* [What the task asks]: Copy nothing but the part that opens with the line containing "Write the matplotlib code for this chart." and closes with the line containing "0.0001, 0.0001, 0.0001]". Do not include pictures.

Source code of charts:
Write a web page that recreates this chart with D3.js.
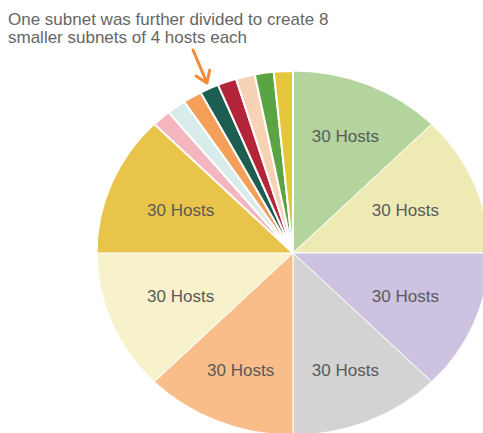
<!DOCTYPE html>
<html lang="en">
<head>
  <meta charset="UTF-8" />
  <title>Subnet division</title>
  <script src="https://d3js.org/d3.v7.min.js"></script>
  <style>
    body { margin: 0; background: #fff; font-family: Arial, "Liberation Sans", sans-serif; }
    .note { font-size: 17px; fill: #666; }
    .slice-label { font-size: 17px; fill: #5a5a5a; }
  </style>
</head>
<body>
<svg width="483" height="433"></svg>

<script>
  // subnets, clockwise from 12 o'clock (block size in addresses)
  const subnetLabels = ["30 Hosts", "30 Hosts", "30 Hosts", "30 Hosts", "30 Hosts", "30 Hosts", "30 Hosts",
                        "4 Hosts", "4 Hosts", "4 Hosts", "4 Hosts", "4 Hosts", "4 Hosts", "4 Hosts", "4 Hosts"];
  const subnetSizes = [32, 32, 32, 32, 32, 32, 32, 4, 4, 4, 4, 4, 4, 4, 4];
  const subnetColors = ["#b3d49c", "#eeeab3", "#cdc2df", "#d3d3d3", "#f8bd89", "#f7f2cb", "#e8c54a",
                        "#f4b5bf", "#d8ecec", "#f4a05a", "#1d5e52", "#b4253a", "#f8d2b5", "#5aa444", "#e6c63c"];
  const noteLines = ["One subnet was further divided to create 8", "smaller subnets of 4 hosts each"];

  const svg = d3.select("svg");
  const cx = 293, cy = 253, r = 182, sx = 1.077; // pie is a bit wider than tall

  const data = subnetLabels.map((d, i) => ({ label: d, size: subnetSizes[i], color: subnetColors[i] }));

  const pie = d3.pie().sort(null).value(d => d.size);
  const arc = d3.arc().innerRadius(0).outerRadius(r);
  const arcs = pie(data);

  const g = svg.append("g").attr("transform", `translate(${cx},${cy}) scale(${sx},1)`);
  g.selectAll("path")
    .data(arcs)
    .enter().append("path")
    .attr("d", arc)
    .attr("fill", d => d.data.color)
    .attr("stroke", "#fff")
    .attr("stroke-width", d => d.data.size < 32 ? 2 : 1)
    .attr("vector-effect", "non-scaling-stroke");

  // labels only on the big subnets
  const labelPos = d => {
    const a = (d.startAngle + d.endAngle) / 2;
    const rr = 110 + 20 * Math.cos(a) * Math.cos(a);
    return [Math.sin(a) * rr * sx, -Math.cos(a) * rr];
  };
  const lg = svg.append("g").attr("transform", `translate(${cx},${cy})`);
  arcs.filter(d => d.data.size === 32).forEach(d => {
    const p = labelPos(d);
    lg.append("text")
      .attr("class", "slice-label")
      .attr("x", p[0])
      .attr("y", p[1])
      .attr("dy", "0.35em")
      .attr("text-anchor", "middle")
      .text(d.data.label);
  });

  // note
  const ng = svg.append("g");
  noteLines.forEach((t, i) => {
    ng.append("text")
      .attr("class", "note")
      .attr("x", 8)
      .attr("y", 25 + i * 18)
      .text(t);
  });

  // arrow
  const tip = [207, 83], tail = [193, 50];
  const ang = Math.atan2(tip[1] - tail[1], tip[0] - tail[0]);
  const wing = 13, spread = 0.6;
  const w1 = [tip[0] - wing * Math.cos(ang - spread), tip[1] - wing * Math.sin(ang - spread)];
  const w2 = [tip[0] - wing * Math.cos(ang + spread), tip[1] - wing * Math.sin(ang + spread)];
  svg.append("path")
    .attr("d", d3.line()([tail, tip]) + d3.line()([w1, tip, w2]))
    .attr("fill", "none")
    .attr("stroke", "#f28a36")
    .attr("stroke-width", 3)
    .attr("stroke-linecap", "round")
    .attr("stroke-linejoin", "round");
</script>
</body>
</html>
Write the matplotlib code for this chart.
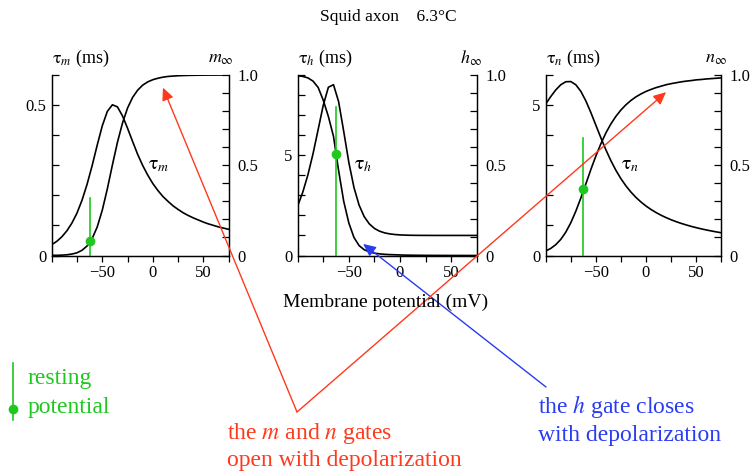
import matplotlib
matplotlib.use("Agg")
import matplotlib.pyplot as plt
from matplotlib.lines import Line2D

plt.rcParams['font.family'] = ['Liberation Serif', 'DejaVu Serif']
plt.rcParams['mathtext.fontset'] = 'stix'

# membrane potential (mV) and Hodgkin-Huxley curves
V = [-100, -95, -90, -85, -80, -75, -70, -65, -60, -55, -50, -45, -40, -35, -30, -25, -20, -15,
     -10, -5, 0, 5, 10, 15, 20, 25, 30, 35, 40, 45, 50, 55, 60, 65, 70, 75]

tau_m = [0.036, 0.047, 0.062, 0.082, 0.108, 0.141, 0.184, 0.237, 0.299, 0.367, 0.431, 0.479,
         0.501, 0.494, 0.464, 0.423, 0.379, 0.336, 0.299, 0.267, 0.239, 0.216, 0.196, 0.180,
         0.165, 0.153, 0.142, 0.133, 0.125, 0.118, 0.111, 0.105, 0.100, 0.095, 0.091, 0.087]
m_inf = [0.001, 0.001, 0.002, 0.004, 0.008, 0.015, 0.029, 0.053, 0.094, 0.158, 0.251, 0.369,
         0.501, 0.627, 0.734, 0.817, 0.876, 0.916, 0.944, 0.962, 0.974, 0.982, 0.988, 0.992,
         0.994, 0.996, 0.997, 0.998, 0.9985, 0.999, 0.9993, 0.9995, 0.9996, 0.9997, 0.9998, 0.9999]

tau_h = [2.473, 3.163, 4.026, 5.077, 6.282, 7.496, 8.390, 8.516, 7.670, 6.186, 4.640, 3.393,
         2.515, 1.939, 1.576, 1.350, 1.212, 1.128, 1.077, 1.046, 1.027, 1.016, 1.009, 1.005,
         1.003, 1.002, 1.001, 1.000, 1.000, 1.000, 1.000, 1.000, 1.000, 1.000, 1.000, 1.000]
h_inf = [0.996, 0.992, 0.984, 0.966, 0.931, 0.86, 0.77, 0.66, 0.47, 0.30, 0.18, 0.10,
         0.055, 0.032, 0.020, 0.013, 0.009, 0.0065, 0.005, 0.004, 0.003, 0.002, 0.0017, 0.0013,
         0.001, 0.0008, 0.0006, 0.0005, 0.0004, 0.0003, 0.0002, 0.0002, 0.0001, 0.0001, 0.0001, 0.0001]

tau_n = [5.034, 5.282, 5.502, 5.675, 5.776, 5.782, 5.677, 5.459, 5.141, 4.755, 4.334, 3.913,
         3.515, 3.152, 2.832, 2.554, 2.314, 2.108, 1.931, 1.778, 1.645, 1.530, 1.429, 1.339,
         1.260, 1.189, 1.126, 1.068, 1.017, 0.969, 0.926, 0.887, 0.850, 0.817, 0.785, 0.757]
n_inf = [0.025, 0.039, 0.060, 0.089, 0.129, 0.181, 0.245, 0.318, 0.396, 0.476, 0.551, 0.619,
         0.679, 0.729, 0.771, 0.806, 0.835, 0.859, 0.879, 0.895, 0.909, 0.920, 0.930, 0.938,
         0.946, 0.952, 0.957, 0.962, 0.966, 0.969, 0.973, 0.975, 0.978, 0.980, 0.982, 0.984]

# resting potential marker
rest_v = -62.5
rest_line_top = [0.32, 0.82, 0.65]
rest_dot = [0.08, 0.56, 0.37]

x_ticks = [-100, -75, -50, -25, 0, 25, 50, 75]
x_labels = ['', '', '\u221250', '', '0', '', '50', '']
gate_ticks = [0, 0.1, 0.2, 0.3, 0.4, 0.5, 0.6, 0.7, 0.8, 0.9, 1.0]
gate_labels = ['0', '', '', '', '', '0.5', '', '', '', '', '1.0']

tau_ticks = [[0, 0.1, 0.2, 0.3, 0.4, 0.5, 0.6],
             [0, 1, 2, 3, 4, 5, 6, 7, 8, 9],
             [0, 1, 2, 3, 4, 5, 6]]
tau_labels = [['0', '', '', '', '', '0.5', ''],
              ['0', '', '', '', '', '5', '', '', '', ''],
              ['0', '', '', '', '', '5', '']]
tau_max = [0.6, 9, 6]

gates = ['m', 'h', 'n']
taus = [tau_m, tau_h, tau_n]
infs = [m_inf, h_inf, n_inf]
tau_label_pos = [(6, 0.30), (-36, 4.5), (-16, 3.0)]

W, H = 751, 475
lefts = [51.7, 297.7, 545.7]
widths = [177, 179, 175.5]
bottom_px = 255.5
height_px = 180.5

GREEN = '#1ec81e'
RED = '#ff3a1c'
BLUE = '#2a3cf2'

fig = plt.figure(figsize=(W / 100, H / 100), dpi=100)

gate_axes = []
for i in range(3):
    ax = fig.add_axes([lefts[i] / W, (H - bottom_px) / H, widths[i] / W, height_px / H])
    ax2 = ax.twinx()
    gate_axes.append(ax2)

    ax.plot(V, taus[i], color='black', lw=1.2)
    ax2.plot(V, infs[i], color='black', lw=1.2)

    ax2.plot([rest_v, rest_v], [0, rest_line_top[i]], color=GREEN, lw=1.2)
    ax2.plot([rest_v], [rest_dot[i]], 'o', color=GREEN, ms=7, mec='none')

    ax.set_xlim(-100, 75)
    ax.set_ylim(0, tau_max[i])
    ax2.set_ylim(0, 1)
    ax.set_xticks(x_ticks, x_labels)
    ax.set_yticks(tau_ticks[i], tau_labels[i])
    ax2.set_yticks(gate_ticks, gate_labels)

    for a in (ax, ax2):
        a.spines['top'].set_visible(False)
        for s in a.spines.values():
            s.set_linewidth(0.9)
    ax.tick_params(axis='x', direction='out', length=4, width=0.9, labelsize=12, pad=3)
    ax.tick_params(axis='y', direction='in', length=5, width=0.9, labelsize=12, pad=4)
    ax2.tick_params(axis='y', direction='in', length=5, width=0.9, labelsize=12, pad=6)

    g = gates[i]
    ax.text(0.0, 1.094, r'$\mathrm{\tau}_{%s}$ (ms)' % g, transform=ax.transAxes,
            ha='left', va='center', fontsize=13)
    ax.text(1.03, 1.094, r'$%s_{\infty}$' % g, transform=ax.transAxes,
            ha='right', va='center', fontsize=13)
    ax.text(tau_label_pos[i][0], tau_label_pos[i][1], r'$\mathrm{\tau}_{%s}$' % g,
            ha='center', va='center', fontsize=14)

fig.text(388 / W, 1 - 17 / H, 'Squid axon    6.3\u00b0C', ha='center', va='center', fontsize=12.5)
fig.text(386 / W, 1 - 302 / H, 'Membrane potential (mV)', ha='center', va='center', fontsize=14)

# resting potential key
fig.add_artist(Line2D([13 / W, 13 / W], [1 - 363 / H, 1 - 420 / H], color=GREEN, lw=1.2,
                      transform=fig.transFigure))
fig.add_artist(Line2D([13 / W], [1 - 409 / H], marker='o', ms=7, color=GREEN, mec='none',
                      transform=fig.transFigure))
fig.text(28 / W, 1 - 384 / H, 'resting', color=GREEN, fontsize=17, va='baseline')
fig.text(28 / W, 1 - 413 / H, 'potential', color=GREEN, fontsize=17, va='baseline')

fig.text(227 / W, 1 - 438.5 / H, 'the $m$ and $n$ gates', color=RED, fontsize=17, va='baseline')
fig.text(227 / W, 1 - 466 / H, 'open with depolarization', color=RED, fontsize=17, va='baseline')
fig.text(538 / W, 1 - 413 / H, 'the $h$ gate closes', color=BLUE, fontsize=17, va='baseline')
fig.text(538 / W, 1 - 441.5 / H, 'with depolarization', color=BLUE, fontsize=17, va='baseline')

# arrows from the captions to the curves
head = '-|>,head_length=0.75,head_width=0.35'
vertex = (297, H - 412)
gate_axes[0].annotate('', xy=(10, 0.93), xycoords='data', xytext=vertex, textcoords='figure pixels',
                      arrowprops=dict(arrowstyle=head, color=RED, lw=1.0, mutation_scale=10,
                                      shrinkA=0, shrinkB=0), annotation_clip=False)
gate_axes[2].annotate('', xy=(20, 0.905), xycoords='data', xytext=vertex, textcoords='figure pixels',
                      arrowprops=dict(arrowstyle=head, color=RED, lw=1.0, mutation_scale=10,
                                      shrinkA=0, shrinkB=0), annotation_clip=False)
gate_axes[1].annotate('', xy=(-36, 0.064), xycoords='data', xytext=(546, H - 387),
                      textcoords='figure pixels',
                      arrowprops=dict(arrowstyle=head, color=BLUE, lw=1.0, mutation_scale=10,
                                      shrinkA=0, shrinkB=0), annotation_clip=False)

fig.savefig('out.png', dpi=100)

* [Final result]:
Write the matplotlib code for this chart.
import matplotlib
matplotlib.use("Agg")
import matplotlib.pyplot as plt
from matplotlib.lines import Line2D

plt.rcParams['font.family'] = ['Liberation Serif', 'DejaVu Serif']
plt.rcParams['mathtext.fontset'] = 'stix'

# membrane potential (mV) and Hodgkin-Huxley curves
V = [-100, -95, -90, -85, -80, -75, -70, -65, -60, -55, -50, -45, -40, -35, -30, -25, -20, -15,
     -10, -5, 0, 5, 10, 15, 20, 25, 30, 35, 40, 45, 50, 55, 60, 65, 70, 75]

tau_m = [0.036, 0.047, 0.062, 0.082, 0.108, 0.141, 0.184, 0.237, 0.299, 0.367, 0.431, 0.479,
         0.501, 0.494, 0.464, 0.423, 0.379, 0.336, 0.299, 0.267, 0.239, 0.216, 0.196, 0.180,
         0.165, 0.153, 0.142, 0.133, 0.125, 0.118, 0.111, 0.105, 0.100, 0.095, 0.091, 0.087]
m_inf = [0.001, 0.001, 0.002, 0.004, 0.008, 0.015, 0.029, 0.053, 0.094, 0.158, 0.251, 0.369,
         0.501, 0.627, 0.734, 0.817, 0.876, 0.916, 0.944, 0.962, 0.974, 0.982, 0.988, 0.992,
         0.994, 0.996, 0.997, 0.998, 0.9985, 0.999, 0.9993, 0.9995, 0.9996, 0.9997, 0.9998, 0.9999]

tau_h = [2.473, 3.163, 4.026, 5.077, 6.282, 7.496, 8.390, 8.516, 7.670, 6.186, 4.640, 3.393,
         2.515, 1.939, 1.576, 1.350, 1.212, 1.128, 1.077, 1.046, 1.027, 1.016, 1.009, 1.005,
         1.003, 1.002, 1.001, 1.000, 1.000, 1.000, 1.000, 1.000, 1.000, 1.000, 1.000, 1.000]
h_inf = [0.996, 0.992, 0.984, 0.966, 0.931, 0.86, 0.77, 0.66, 0.47, 0.30, 0.18, 0.10,
         0.055, 0.032, 0.020, 0.013, 0.009, 0.0065, 0.005, 0.004, 0.003, 0.002, 0.0017, 0.0013,
         0.001, 0.0008, 0.0006, 0.0005, 0.0004, 0.0003, 0.0002, 0.0002, 0.0001, 0.0001, 0.0001, 0.0001]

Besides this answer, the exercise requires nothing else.